Contrairement aux autres évangiles synoptiques, dans Luc, il est dit : « S’étant mis à genoux, il priait » en sautant la référence à la terreur et à l’angoisse qui sont dramatiquement soulignées dans les autres récits. Jésus se met à genoux, alors que la prière était habituellement récitée debout. C’est une prière continue, définie par le verbe à l’imparfait. C’est une prière cosmique, étroitement en contact avec notre mère la Terre, pendant laquelle Jésus appelle Dieu « Abba », c’est-à-dire « Père », un mot qui nous rappelle la parole créatrice, une nouvelle Création, sortant des ténèbres et du mal du monde. Tout d’abord, Jésus se distancie du mal et demande au Père : « Père, si tu le veux, éloigne de moi cette coupe », c’est-à-dire la coupe de la souffrance voulue par l’humanité. Dieu ne veut pas le mal : ce sont les êtres humains qui construisent des croix, qui infligent la souffrance à leurs frères, à leurs sœurs et à toute la Création. Dieu souffre ce mal et, s’il pouvait choisir, il préférerait que ce calice soit éloigné de lui. Mais il fuit également la tentation d’un Dieu avec une baguette magique, la tentation du pouvoir et de l’immunité, en priant : « cependant, que soit faite non pas ma volonté, mais la tienne. » La racine de tout mal dans le monde réside dans l’exclusion de Dieu quand nous mettons nos propres ego au centre. « Ma » exclura la volonté de Dieu, la volonté du bien. Jésus a le regard centré, comme François le comprendra plus tard avec le vœu de n’avoir « rien en propre ». Il ne suffit pas d’être pauvre, mais, dans la vie, il faut aspirer à ne rien détenir en propre parce que la possession est le contraire de l’amour. À Gethsémani, cela devient remarquablement clair.
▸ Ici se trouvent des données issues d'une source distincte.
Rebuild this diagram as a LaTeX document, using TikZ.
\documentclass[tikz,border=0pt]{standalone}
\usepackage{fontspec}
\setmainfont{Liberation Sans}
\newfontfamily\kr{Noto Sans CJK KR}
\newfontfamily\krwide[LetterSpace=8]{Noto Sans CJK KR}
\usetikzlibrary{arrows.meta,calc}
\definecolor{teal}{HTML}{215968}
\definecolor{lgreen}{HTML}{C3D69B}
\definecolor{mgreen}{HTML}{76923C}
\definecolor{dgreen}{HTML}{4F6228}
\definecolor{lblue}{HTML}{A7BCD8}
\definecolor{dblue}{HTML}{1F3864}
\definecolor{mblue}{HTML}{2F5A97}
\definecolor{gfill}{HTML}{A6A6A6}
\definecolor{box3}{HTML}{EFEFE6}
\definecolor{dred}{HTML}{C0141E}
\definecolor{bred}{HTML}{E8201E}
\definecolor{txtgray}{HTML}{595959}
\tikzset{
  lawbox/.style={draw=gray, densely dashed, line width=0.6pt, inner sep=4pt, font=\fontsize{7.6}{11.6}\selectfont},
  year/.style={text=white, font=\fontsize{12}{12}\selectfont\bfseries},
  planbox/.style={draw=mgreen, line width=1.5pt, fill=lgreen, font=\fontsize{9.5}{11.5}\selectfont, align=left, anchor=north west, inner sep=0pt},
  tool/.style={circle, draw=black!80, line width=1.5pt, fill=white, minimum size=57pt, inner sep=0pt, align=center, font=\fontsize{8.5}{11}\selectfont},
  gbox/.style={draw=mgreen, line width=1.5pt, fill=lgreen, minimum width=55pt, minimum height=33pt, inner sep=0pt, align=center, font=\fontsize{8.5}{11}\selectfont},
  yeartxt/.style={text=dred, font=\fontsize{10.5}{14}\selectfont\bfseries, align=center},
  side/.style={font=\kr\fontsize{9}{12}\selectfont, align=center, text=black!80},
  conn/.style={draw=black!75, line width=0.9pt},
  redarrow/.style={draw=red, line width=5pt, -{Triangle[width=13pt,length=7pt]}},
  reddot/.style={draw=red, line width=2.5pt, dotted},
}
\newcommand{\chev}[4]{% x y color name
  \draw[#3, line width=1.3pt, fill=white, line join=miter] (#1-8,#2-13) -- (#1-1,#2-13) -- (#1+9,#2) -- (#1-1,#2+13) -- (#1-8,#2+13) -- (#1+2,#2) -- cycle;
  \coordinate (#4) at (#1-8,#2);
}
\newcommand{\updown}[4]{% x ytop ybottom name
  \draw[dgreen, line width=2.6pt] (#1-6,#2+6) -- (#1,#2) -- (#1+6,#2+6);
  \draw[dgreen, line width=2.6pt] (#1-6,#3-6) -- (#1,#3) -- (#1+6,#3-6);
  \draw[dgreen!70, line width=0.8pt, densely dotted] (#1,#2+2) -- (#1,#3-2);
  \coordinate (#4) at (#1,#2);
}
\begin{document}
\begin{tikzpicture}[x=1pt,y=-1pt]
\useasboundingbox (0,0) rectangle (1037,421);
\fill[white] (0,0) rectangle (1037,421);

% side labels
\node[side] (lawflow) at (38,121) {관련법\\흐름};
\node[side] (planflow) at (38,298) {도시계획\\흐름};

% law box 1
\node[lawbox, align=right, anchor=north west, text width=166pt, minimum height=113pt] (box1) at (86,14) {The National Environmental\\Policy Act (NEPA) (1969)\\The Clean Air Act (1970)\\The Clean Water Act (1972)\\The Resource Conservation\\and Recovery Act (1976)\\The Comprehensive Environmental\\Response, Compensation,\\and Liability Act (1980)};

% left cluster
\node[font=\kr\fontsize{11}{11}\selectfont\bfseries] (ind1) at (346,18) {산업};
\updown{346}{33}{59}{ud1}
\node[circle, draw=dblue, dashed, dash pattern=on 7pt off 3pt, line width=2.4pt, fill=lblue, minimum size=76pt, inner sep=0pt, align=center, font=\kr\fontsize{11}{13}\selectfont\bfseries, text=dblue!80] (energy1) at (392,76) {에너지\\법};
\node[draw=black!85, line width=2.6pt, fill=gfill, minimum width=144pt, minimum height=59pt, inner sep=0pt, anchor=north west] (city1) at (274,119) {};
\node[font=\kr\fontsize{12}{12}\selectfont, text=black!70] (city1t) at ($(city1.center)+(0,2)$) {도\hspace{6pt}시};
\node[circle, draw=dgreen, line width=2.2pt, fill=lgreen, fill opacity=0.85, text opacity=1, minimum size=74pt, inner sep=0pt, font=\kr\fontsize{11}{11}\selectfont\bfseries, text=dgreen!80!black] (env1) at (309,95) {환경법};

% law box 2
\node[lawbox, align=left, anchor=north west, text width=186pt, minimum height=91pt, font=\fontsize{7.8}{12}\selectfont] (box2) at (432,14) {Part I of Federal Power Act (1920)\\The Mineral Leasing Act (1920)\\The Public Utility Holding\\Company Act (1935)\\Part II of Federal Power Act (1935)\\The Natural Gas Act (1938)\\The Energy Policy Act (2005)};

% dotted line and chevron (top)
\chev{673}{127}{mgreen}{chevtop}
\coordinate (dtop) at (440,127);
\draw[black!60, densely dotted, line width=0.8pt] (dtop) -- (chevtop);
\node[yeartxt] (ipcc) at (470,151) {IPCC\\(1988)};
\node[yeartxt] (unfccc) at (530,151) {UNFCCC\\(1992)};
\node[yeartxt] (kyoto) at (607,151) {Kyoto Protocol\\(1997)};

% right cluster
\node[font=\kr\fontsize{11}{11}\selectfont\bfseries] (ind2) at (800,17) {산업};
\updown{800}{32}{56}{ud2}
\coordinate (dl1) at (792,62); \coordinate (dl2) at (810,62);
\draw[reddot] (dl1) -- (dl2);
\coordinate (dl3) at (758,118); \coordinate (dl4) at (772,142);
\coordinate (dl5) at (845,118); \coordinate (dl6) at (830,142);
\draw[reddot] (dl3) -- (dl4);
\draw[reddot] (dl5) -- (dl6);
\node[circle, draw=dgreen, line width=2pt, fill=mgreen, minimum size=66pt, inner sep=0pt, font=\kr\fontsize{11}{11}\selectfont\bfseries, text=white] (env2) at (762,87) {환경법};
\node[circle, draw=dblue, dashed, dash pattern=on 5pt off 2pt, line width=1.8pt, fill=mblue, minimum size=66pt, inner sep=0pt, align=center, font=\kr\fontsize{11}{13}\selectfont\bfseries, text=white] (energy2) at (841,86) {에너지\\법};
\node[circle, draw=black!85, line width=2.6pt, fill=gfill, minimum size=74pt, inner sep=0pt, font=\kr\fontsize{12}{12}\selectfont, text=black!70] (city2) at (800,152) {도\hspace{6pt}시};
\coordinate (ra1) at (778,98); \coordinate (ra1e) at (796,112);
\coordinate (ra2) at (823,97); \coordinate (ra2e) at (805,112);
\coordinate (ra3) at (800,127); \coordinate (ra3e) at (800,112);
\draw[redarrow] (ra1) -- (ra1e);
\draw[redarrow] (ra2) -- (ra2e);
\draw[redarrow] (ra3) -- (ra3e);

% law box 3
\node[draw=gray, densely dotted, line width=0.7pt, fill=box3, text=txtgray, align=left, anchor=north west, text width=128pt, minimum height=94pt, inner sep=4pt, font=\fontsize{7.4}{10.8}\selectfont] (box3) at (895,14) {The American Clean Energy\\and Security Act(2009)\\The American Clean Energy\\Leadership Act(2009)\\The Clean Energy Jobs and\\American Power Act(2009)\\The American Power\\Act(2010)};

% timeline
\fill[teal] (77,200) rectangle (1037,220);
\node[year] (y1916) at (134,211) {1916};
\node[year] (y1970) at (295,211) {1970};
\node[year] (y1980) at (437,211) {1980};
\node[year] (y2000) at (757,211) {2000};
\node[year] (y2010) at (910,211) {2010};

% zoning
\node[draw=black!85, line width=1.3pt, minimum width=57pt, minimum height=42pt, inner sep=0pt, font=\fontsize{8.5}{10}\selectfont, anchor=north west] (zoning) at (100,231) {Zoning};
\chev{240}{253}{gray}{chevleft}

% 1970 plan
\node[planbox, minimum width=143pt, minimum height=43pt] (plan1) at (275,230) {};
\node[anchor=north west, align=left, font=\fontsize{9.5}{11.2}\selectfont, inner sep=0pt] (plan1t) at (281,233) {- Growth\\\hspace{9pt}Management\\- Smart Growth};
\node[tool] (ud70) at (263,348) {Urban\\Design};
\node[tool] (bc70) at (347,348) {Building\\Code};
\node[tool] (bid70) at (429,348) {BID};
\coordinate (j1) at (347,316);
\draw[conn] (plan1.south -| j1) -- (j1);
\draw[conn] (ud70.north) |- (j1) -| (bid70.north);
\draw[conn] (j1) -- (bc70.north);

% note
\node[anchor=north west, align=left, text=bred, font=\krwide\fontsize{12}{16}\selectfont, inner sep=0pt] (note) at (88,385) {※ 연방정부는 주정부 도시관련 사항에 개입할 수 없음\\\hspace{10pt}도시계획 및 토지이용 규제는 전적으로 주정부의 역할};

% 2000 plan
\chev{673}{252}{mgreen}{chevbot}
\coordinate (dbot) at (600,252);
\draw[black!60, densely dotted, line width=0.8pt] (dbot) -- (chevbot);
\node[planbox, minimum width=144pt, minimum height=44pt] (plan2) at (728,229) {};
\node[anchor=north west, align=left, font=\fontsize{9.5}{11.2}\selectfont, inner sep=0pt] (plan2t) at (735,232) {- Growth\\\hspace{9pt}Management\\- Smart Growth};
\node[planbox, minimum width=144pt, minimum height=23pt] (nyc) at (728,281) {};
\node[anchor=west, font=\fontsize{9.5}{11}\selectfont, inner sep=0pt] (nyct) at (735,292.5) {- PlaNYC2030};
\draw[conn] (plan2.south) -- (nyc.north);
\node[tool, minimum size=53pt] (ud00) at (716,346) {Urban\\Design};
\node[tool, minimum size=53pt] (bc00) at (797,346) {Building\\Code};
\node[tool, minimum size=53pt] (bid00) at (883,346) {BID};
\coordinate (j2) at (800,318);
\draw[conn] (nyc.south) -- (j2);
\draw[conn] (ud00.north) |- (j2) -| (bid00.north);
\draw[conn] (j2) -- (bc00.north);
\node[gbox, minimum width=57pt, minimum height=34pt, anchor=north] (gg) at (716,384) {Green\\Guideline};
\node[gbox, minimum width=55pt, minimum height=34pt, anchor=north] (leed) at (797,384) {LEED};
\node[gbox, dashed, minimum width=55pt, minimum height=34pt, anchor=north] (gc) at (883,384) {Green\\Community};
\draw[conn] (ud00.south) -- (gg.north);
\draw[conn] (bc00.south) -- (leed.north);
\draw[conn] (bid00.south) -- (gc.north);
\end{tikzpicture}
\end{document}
Avoir foi en Dieu va au-delà du mal et de l’injustice. La justice, la chère « servante » aux côtés de laquelle nous avons marché pendant ce parcours pascal. À bien y réfléchir, évidemment qu’il n’est pas juste que Jésus soit condamné et tué comme un innocent, mais la grâce de Dieu est encore plus grande que l’injustice évidente. Une réponse ou une volonté humaine aurait conduit Jésus à fuir : la volonté de Dieu lui fait endurer la souffrance dans le jardin des Oliviers. Quel grand enseignement que Jésus nous donne pendant cette soirée de solitude, de silence et d’affliction ! « Que soit faite non pas notre volonté. » Souvent, nos prières égoïstes demandent le bien pour nous-mêmes, « ma » santé, « mon » travail ou, dans des cas plus altruistes, « notre » santé, « nos » travaux, la victoire de « nos » guerres, le bien-être de « nos » villes. « Que ta volonté soit faite », comme nous le disons toujours dans le Notre Père, c’est une « bonne volonté » pour tout ce qui dépasse notre idée de la justice. C’est un grand enseignement de Jésus dans la plus grande démonstration de son humanité : c’était non seulement Dieu qui connaissait la résurrection (se relever), mais qui était un homme qui se sentait complètement déchiré dans sa relation à son père tout en ressentant une immense injustice. Dans nos injustices, dans nos prières, nous savons que nous avons Jésus à nos côtés, mais lui, d’un autre côté, était terriblement seul.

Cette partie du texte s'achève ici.